## EXERCISE DESCRIPTION
Give the number of lines in this listing that contain the word "page", and nothing else.
---- WORKING DATA
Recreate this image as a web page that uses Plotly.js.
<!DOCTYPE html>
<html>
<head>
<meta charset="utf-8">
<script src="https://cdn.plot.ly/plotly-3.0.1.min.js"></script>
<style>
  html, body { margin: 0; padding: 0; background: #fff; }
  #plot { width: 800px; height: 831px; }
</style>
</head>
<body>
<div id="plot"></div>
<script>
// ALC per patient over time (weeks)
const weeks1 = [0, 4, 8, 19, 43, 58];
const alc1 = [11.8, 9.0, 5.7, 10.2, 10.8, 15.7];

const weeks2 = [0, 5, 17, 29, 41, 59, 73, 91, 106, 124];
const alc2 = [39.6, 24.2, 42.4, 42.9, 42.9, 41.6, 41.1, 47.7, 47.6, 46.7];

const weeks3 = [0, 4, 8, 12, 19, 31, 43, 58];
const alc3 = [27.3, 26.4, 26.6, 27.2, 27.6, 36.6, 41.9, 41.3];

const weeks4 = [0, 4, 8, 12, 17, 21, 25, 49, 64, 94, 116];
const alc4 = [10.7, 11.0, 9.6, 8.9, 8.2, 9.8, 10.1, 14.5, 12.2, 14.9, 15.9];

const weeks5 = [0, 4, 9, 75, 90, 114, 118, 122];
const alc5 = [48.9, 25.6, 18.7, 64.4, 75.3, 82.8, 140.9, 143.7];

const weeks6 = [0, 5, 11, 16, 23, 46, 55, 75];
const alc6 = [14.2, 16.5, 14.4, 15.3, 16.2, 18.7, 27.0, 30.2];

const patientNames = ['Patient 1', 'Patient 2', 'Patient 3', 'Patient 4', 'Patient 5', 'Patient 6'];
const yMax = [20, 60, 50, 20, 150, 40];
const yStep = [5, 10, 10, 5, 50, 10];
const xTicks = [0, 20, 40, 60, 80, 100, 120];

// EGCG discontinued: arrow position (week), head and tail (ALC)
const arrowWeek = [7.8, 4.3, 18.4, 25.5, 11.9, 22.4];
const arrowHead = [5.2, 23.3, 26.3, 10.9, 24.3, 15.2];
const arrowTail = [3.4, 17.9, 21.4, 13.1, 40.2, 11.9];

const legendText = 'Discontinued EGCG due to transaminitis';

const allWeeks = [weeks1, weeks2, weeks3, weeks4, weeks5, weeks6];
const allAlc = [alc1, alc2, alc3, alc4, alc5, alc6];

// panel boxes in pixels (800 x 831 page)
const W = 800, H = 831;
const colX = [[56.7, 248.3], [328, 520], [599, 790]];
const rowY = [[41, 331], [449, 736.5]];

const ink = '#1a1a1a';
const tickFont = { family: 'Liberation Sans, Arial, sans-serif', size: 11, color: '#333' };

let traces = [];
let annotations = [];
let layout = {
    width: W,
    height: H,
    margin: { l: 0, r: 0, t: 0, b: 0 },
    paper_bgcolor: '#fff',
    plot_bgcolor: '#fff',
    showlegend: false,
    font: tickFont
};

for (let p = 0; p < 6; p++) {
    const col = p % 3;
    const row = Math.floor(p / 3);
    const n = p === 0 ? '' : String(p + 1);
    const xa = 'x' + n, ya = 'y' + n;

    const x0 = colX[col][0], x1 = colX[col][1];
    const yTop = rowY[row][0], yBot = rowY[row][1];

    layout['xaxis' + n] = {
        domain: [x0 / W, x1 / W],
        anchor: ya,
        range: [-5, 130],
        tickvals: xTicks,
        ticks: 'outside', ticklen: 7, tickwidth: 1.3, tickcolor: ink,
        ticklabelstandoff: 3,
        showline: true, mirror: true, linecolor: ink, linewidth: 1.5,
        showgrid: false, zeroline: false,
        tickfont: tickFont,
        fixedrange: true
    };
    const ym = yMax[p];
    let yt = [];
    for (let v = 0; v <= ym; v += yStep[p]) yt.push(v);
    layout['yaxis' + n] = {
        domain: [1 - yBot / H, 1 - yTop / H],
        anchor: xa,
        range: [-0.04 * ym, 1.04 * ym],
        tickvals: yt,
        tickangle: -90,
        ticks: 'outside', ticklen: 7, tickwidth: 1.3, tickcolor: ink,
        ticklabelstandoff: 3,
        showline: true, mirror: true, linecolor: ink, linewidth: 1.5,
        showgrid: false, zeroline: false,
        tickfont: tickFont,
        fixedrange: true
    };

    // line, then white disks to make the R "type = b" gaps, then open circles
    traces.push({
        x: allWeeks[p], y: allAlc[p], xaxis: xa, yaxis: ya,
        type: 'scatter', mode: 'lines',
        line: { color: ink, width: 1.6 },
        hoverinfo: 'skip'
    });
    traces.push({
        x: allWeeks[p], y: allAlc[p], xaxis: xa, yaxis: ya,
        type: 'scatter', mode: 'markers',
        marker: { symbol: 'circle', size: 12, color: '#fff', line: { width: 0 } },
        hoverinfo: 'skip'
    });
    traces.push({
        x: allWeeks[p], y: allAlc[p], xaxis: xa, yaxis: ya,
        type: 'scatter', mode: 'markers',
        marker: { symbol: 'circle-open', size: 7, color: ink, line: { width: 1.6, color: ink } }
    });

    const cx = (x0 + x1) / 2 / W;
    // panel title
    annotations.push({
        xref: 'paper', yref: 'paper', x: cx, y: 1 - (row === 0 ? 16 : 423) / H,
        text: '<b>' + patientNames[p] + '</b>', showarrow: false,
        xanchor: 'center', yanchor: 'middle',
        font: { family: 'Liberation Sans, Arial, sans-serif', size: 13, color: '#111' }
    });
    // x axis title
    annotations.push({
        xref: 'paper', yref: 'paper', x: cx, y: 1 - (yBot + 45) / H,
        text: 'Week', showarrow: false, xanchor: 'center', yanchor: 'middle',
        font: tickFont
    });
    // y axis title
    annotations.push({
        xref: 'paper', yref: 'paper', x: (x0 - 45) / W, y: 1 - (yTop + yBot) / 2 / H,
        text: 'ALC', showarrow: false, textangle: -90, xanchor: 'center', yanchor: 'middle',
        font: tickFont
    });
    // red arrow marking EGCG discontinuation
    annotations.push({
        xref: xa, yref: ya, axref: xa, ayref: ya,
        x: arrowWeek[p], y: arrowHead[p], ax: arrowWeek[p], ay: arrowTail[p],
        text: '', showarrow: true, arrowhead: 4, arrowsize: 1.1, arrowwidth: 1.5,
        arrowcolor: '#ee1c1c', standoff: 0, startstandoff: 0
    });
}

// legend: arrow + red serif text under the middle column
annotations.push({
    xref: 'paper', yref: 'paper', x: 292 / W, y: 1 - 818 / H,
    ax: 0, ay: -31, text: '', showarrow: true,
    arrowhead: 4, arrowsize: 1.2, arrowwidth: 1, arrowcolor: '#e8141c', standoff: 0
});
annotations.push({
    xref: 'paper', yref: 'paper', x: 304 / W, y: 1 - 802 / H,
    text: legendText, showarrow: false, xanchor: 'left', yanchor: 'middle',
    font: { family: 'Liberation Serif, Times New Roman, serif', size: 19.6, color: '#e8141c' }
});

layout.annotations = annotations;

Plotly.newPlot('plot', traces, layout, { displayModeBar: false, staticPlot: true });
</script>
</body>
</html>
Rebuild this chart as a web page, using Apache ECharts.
--------
## OUTPUT OF THE TASK
3